### The task
A faithful transcription of all the data is required.

### Dataset section

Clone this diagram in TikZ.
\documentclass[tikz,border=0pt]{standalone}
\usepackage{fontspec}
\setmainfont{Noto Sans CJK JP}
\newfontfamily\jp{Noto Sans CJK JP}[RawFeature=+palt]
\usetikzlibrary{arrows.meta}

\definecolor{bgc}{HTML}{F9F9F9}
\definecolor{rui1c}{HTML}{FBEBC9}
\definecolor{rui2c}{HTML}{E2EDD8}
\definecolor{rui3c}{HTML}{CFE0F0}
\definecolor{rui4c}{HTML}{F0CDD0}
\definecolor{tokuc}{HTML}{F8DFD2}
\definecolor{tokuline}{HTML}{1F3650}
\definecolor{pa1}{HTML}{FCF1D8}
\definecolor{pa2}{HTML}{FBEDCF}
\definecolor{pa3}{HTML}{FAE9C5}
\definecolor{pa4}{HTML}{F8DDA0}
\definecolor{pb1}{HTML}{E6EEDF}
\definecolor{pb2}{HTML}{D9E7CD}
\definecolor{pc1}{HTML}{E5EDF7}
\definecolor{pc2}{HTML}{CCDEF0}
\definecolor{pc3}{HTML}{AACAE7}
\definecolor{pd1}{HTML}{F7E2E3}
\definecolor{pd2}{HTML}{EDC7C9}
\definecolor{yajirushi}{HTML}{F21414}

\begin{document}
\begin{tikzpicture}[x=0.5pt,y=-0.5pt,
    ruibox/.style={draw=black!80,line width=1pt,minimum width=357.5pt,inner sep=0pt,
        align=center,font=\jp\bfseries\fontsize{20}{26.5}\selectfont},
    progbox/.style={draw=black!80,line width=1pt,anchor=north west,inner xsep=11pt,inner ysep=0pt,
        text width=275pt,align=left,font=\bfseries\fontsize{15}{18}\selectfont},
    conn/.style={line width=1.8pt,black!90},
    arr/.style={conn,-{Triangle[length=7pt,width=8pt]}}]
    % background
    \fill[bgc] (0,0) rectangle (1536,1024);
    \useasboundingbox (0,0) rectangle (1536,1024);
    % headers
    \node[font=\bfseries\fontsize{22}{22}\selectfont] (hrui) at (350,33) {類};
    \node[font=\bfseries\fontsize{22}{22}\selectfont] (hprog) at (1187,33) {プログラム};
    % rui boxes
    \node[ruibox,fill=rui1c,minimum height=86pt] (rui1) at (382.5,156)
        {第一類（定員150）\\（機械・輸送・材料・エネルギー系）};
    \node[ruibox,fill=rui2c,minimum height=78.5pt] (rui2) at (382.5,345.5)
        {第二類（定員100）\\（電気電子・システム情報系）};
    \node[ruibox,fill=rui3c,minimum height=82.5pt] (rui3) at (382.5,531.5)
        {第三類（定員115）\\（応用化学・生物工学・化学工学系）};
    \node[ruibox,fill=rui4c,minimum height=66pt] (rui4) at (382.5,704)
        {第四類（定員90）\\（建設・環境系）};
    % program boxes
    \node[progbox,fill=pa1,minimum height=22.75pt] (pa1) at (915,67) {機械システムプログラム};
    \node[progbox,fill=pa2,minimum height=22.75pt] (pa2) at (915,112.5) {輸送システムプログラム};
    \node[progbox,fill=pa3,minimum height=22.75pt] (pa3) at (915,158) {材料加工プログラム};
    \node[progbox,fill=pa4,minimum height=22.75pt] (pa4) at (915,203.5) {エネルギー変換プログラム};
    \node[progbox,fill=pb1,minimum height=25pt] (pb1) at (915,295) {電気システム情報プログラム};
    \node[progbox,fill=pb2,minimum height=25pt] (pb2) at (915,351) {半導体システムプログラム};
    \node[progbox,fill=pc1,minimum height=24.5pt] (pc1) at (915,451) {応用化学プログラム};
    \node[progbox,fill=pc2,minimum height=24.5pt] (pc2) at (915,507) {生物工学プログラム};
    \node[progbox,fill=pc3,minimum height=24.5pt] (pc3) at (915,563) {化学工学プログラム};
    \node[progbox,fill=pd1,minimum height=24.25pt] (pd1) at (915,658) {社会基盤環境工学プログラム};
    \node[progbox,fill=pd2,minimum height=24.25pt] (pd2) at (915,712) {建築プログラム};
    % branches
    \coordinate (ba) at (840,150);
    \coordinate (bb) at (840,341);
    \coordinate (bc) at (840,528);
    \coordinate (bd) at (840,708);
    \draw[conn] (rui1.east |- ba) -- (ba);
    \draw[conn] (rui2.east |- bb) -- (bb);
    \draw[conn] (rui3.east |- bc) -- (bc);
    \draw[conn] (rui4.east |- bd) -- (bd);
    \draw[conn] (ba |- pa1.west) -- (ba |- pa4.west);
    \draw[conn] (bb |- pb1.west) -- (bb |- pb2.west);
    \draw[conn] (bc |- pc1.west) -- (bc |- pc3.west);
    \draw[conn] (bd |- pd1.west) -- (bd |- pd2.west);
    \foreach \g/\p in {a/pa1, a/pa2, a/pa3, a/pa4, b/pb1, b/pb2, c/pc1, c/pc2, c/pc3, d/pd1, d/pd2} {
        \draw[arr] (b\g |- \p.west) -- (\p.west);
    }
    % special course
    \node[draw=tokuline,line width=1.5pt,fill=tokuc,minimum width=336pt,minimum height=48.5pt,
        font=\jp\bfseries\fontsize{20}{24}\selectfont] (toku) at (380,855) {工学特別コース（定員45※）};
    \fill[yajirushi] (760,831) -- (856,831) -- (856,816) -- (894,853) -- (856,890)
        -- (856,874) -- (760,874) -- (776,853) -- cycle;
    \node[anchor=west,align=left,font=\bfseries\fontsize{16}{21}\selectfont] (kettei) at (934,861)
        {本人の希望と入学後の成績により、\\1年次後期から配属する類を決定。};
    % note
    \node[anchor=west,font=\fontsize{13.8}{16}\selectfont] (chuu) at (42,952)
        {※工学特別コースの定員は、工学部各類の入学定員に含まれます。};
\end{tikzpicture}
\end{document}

### Correct answer
Clone this diagram in TikZ.
\documentclass[tikz,border=0pt]{standalone}
\usepackage{fontspec}
\setmainfont{Noto Sans CJK JP}
\newfontfamily\jp{Noto Sans CJK JP}[RawFeature=+palt]
\usetikzlibrary{arrows.meta}

\definecolor{bgc}{HTML}{F9F9F9}
\definecolor{rui1c}{HTML}{FBEBC9}
\definecolor{rui2c}{HTML}{E2EDD8}
\definecolor{rui3c}{HTML}{CFE0F0}
\definecolor{rui4c}{HTML}{F0CDD0}
\definecolor{tokuc}{HTML}{F8DFD2}
\definecolor{tokuline}{HTML}{1F3650}
\definecolor{pa1}{HTML}{FCF1D8}
\definecolor{pa2}{HTML}{FBEDCF}
\definecolor{pa3}{HTML}{FAE9C5}
\definecolor{pa4}{HTML}{F8DDA0}
\definecolor{pb1}{HTML}{E6EEDF}
\definecolor{pb2}{HTML}{D9E7CD}
\definecolor{pc1}{HTML}{E5EDF7}
\definecolor{pc2}{HTML}{CCDEF0}
\definecolor{pc3}{HTML}{AACAE7}
\definecolor{pd1}{HTML}{F7E2E3}
\definecolor{pd2}{HTML}{EDC7C9}
\definecolor{yajirushi}{HTML}{F21414}

\begin{document}
\begin{tikzpicture}[x=0.5pt,y=-0.5pt,
    ruibox/.style={draw=black!80,line width=1pt,minimum width=357.5pt,inner sep=0pt,
        align=center,font=\jp\bfseries\fontsize{20}{26.5}\selectfont},
    progbox/.style={draw=black!80,line width=1pt,anchor=north west,inner xsep=11pt,inner ysep=0pt,
        text width=275pt,align=left,font=\bfseries\fontsize{15}{18}\selectfont},
    conn/.style={line width=1.8pt,black!90},
    arr/.style={conn,-{Triangle[length=7pt,width=8pt]}}]
    % background
    \fill[bgc] (0,0) rectangle (1536,1024);
    \useasboundingbox (0,0) rectangle (1536,1024);
    % headers
    \node[font=\bfseries\fontsize{22}{22}\selectfont] (hrui) at (350,33) {類};
    \node[font=\bfseries\fontsize{22}{22}\selectfont] (hprog) at (1187,33) {プログラム};
    % rui boxes
    \node[ruibox,fill=rui1c,minimum height=86pt] (rui1) at (382.5,156)
        {第一類（定員150）\\（機械・輸送・材料・エネルギー系）};
    \node[ruibox,fill=rui2c,minimum height=78.5pt] (rui2) at (382.5,345.5)
        {第二類（定員100）\\（電気電子・システム情報系）};
    \node[ruibox,fill=rui3c,minimum height=82.5pt] (rui3) at (382.5,531.5)
        {第三類（定員115）\\（応用化学・生物工学・化学工学系）};
    \node[ruibox,fill=rui4c,minimum height=66pt] (rui4) at (382.5,704)
        {第四類（定員90）\\（建設・環境系）};
    % program boxes
    \node[progbox,fill=pa1,minimum height=22.75pt] (pa1) at (915,67) {機械システムプログラム};
    \node[progbox,fill=pa2,minimum height=22.75pt] (pa2) at (915,112.5) {輸送システムプログラム};
    \node[progbox,fill=pa3,minimum height=22.75pt] (pa3) at (915,158) {材料加工プログラム};
    \node[progbox,fill=pa4,minimum height=22.75pt] (pa4) at (915,203.5) {エネルギー変換プログラム};
    \node[progbox,fill=pb1,minimum height=25pt] (pb1) at (915,295) {電気システム情報プログラム};
    \node[progbox,fill=pb2,minimum height=25pt] (pb2) at (915,351) {半導体システムプログラム};
    \node[progbox,fill=pc1,minimum height=24.5pt] (pc1) at (915,451) {応用化学プログラム};
    \node[progbox,fill=pc2,minimum height=24.5pt] (pc2) at (915,507) {生物工学プログラム};
    \node[progbox,fill=pc3,minimum height=24.5pt] (pc3) at (915,563) {化学工学プログラム};
    \node[progbox,fill=pd1,minimum height=24.25pt] (pd1) at (915,658) {社会基盤環境工学プログラム};
    \node[progbox,fill=pd2,minimum height=24.25pt] (pd2) at (915,712) {建築プログラム};
    % branches
    \coordinate (ba) at (840,150);
    \coordinate (bb) at (840,341);
    \coordinate (bc) at (840,528);
    \coordinate (bd) at (840,708);
    \draw[conn] (rui1.east |- ba) -- (ba);
    \draw[conn] (rui2.east |- bb) -- (bb);
    \draw[conn] (rui3.east |- bc) -- (bc);
    \draw[conn] (rui4.east |- bd) -- (bd);
    \draw[conn] (ba |- pa1.west) -- (ba |- pa4.west);
    \draw[conn] (bb |- pb1.west) -- (bb |- pb2.west);
    \draw[conn] (bc |- pc1.west) -- (bc |- pc3.west);
    \draw[conn] (bd |- pd1.west) -- (bd |- pd2.west);
    \foreach \g/\p in {a/pa1, a/pa2, a/pa3, a/pa4, b/pb1, b/pb2, c/pc1, c/pc2, c/pc3, d/pd1, d/pd2} {
        \draw[arr] (b\g |- \p.west) -- (\p.west);
    }
    % special course
    \node[draw=tokuline,line width=1.5pt,fill=tokuc,minimum width=336pt,minimum height=48.5pt,
        font=\jp\bfseries\fontsize{20}{24}\selectfont] (toku) at (380,855) {工学特別コース（定員45※）};
    \fill[yajirushi] (760,831) -- (856,831) -- (856,816) -- (894,853) -- (856,890)
        -- (856,874) -- (760,874) -- (776,853) -- cycle;
    \node[anchor=west,align=left,font=\bfseries\fontsize{16}{21}\selectfont] (kettei) at (934,861)
        {本人の希望と入学後の成績により、\\1年次後期から配属する類を決定。};
    % note
    \node[anchor=west,font=\fontsize{13.8}{16}\selectfont] (chuu) at (42,952)
        {※工学特別コースの定員は、工学部各類の入学定員に含まれます。};
\end{tikzpicture}
\end{document}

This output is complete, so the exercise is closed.